### [TASK]
Write the lines out again, from the top of the material to the line containing "plt.rcParams['font.family'] = ['Liberation", pictures excluded.

[begin GIVEN MATERIAL]

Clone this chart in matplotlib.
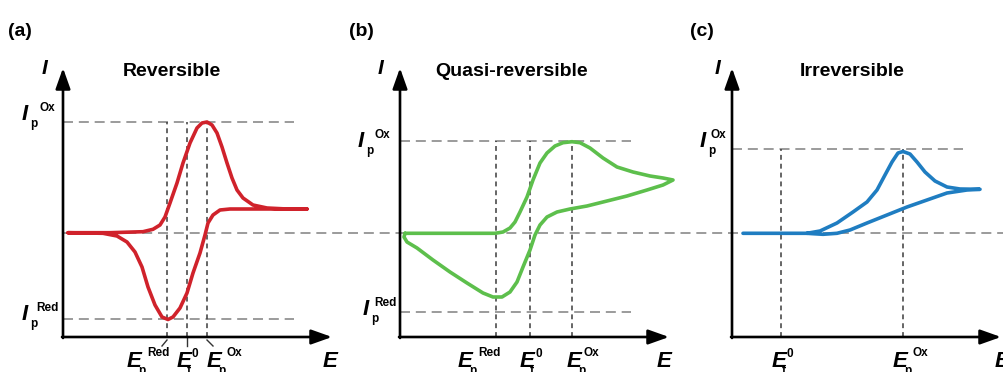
import numpy as np
import matplotlib.pyplot as plt

plt.rcParams['font.family'] = ['Liberation Sans', 'DejaVu Sans']

# curves (E, I in arbitrary units, origin at axis corner)
# (a) reversible
rev_fwd_E = [0.5, 4.7, 8.0, 9.0, 9.7, 10.2, 10.7, 11.4, 12.0, 12.7, 13.4, 13.9, 14.4,
             14.9, 15.4, 15.9, 16.4, 16.9, 17.4, 18.0, 19.0, 20.4, 22.4, 24.4]
rev_fwd_I = [10.43, 10.43, 10.53, 10.77, 11.2, 12.0, 13.4, 15.4, 17.4, 19.4, 20.9, 21.4, 21.5,
             21.2, 20.4, 19.0, 17.4, 15.9, 14.7, 13.9, 13.2, 12.9, 12.8, 12.8]
rev_rev_E = [24.4, 19.7, 16.7, 15.7, 15.0, 14.5, 14.2, 13.7, 13.0, 12.4, 11.7, 11.0, 10.5,
             9.9, 9.2, 8.5, 7.9, 7.2, 6.4, 5.4, 4.0, 0.5]
rev_rev_I = [12.8, 12.8, 12.8, 12.7, 12.2, 11.4, 10.2, 8.4, 6.4, 4.4, 2.9, 2.0, 1.75,
             2.0, 3.2, 5.0, 7.0, 8.5, 9.5, 10.1, 10.37, 10.43]

# (b) quasi-reversible
qr_fwd_E = [0.5, 9.5, 10.3, 11.0, 11.5, 12.0, 12.7, 13.3, 14.0, 14.7, 15.5, 16.3, 17.2,
            18.0, 19.0, 20.3, 21.7, 23.3, 25.0, 26.3, 27.3]
qr_fwd_I = [10.37, 10.37, 10.5, 10.9, 11.5, 12.5, 14.0, 15.7, 17.4, 18.4, 19.1, 19.43, 19.53,
            19.43, 18.9, 17.9, 17.0, 16.5, 16.1, 15.9, 15.7]
qr_rev_E = [27.3, 26.3, 24.7, 22.7, 20.7, 18.7, 17.0, 15.7, 14.7, 14.0, 13.5, 13.0, 12.3,
            11.7, 11.0, 10.2, 9.3, 8.3, 6.7, 5.0, 3.3, 1.7, 0.7, 0.4, 0.5]
qr_rev_I = [15.7, 15.2, 14.7, 14.1, 13.6, 13.1, 12.8, 12.5, 12.0, 11.2, 10.2, 8.7, 7.0,
            5.5, 4.5, 4.0, 4.0, 4.4, 5.4, 6.5, 7.7, 8.9, 9.5, 10.0, 10.37]

# (c) irreversible
irr_fwd_E = [1.1, 7.5, 8.8, 10.5, 12.1, 13.5, 14.5, 15.3, 16.0, 16.6, 17.1, 17.8, 18.5,
             19.3, 20.3, 21.5, 22.8, 24.8]
irr_fwd_I = [10.37, 10.37, 10.6, 11.4, 12.5, 13.5, 14.7, 16.2, 17.5, 18.4, 18.55, 18.3, 17.5,
             16.5, 15.6, 15.0, 14.8, 14.77]
irr_rev_E = [24.8, 23.5, 21.5, 19.5, 17.5, 15.5, 13.5, 11.8, 10.5, 9.1, 8.1, 7.5]
irr_rev_I = [14.77, 14.7, 14.4, 13.7, 13.0, 12.2, 11.4, 10.7, 10.37, 10.27, 10.33, 10.37]

# characteristic values per panel
rev_Ip = [21.5, 1.77]
rev_Ep = [10.4, 12.4, 14.4]     # Ep_red, Ef0, Ep_ox
qr_Ip = [19.55, 2.5]
qr_Ep = [9.55, 12.95, 17.15]
irr_Ip = [18.8]
irr_Ep = [4.9, 17.1]            # Ef0, Ep_ox
I_zero = 10.43

titles = ['Reversible', 'Quasi-reversible', 'Irreversible']
letters = ['(a)', '(b)', '(c)']
colors = ['#d0222b', '#5dbf4c', '#1f7dc1']

W, H = 1004, 372
fig = plt.figure(figsize=(W / 100, H / 100), dpi=100)
XL, YL = (-7, 30), (-5, 30)


def panel(ox, oy):
    # 1 data unit = 10 px
    left = ox + XL[0] * 10
    bottom = (H - oy) + YL[0] * 10
    ax = fig.add_axes([left / W, bottom / H, (XL[1] - XL[0]) * 10 / W, (YL[1] - YL[0]) * 10 / H])
    ax.set_xlim(XL)
    ax.set_ylim(YL)
    ax.axis('off')
    arr = dict(arrowstyle='-|>,head_length=0.9,head_width=0.32', lw=1.9, color='black',
               shrinkA=0, shrinkB=0, mutation_scale=14)
    ax.annotate('', xy=(26.9, 0), xytext=(-0.1, 0), arrowprops=arr, annotation_clip=False)
    ax.annotate('', xy=(0, 26.9), xytext=(0, -0.1), arrowprops=arr, annotation_clip=False)
    return ax


def hdash(ax, y):
    ax.plot([0, 23.1], [y, y], color='#8a8a8a', lw=1.2, dashes=(6, 3.5), zorder=1)


def vdash(ax, x, top):
    ax.plot([x, x], [0, top], color='#3c3c3c', lw=1.1, dashes=(3.2, 2.6), zorder=1)


def lab(ax, x, y, main, sub, sup, sub_dx=8, sup_dx=17, sup_dy=9, size=16):
    ax.text(x, y, main, fontsize=size, fontweight='bold', fontstyle='italic',
            ha='left', va='baseline', clip_on=False)
    ax.annotate(sub, (x, y), xytext=(sub_dx, -7), textcoords='offset pixels', fontsize=8.5,
                fontweight='bold', ha='left', va='baseline', annotation_clip=False)
    ax.annotate(sup, (x, y), xytext=(sup_dx, sup_dy), textcoords='offset pixels', fontsize=8.5,
                fontweight='bold', ha='left', va='baseline', annotation_clip=False)


def axis_names(ax, ex, ix):
    ax.text(ex, -3.0, 'E', fontsize=16, fontweight='bold', fontstyle='italic', ha='left', va='baseline')
    ax.text(ix, 26.3, 'I', fontsize=15, fontweight='bold', fontstyle='italic', ha='left', va='baseline')


def curve(ax, E, I, c):
    ax.plot(E, I, color=c, lw=2.6, solid_joinstyle='round', solid_capstyle='round', zorder=3)


axes = [panel(63, 337), panel(400, 337), panel(732, 337)]
ax_a, ax_b, ax_c = axes

# zero-current reference line running across all panels
ax_a.plot([0, 95], [I_zero, I_zero], color='#8a8a8a', lw=1.2, dashes=(6, 3.5), zorder=1, clip_on=False)

# (a)
hdash(ax_a, rev_Ip[0])
hdash(ax_a, rev_Ip[1])
for e in rev_Ep:
    vdash(ax_a, e, rev_Ip[0])
curve(ax_a, rev_fwd_E + rev_rev_E, rev_fwd_I + rev_rev_I, colors[0])
ax_a.plot([rev_Ep[0], rev_Ep[0] - 0.5], [-0.3, -0.9], color='#333333', lw=1, clip_on=False)
ax_a.plot([rev_Ep[1], rev_Ep[1]], [0, -0.9], color='#333333', lw=1, clip_on=False)
ax_a.plot([rev_Ep[2], rev_Ep[2] + 0.6], [-0.3, -0.9], color='#333333', lw=1, clip_on=False)
lab(ax_a, -4.1, rev_Ip[0] + 0.2, 'I', 'p', 'Ox')
lab(ax_a, -4.1, rev_Ip[1] - 0.1, 'I', 'p', 'Red', sup_dx=14)
lab(ax_a, 6.4, -3.0, 'E', 'p', 'Red', sub_dx=11, sup_dx=20, sup_dy=11)
lab(ax_a, 11.4, -3.0, 'E', 'f', '0', sub_dx=10, sup_dx=14, sup_dy=10)
lab(ax_a, 14.4, -3.0, 'E', 'p', 'Ox', sub_dx=11, sup_dx=20, sup_dy=11)
axis_names(ax_a, 26.0, -2.1)

# (b)
hdash(ax_b, qr_Ip[0])
hdash(ax_b, qr_Ip[1])
for e in qr_Ep:
    vdash(ax_b, e, qr_Ip[0])
curve(ax_b, qr_fwd_E + qr_rev_E, qr_fwd_I + qr_rev_I, colors[1])
lab(ax_b, -4.2, qr_Ip[0] - 0.6, 'I', 'p', 'Ox')
lab(ax_b, -3.7, qr_Ip[1] - 0.3, 'I', 'p', 'Red', sup_dx=11)
lab(ax_b, 5.8, -3.0, 'E', 'p', 'Red', sub_dx=11, sup_dx=20, sup_dy=11)
lab(ax_b, 12.0, -3.0, 'E', 'f', '0', sub_dx=10, sup_dx=16, sup_dy=10)
lab(ax_b, 16.7, -3.0, 'E', 'p', 'Ox', sub_dx=11, sup_dx=17, sup_dy=11)
axis_names(ax_b, 25.7, -2.2)

# (c)
hdash(ax_c, irr_Ip[0])
for e in irr_Ep:
    vdash(ax_c, e, irr_Ip[0])
curve(ax_c, irr_fwd_E + irr_rev_E, irr_fwd_I + irr_rev_I, colors[2])
lab(ax_c, -3.2, irr_Ip[0] + 0.2, 'I', 'p', 'Ox', sup_dx=11)
lab(ax_c, 4.0, -3.0, 'E', 'f', '0', sub_dx=10, sup_dx=15, sup_dy=10)
lab(ax_c, 16.1, -3.0, 'E', 'p', 'Ox', sub_dx=11, sup_dx=20, sup_dy=11)
axis_names(ax_c, 26.3, -1.7)

title_x = [10.9, 11.2, 12.0]
for ax, t, tx in zip(axes, titles, title_x):
    ax.text(tx, 26.5, t, fontsize=14, fontweight='bold', ha='center', va='center')

for x, s in zip([8, 349, 690], letters):
    fig.text(x / W, 1 - 31 / H, s, fontsize=14, fontweight='bold', ha='left', va='center')

fig.savefig('out.png', dpi=100)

[end GIVEN MATERIAL]

### [CORRECT OUTPUT]
Clone this chart in matplotlib.
import numpy as np
import matplotlib.pyplot as plt

plt.rcParams['font.family'] = ['Liberation Sans', 'DejaVu Sans']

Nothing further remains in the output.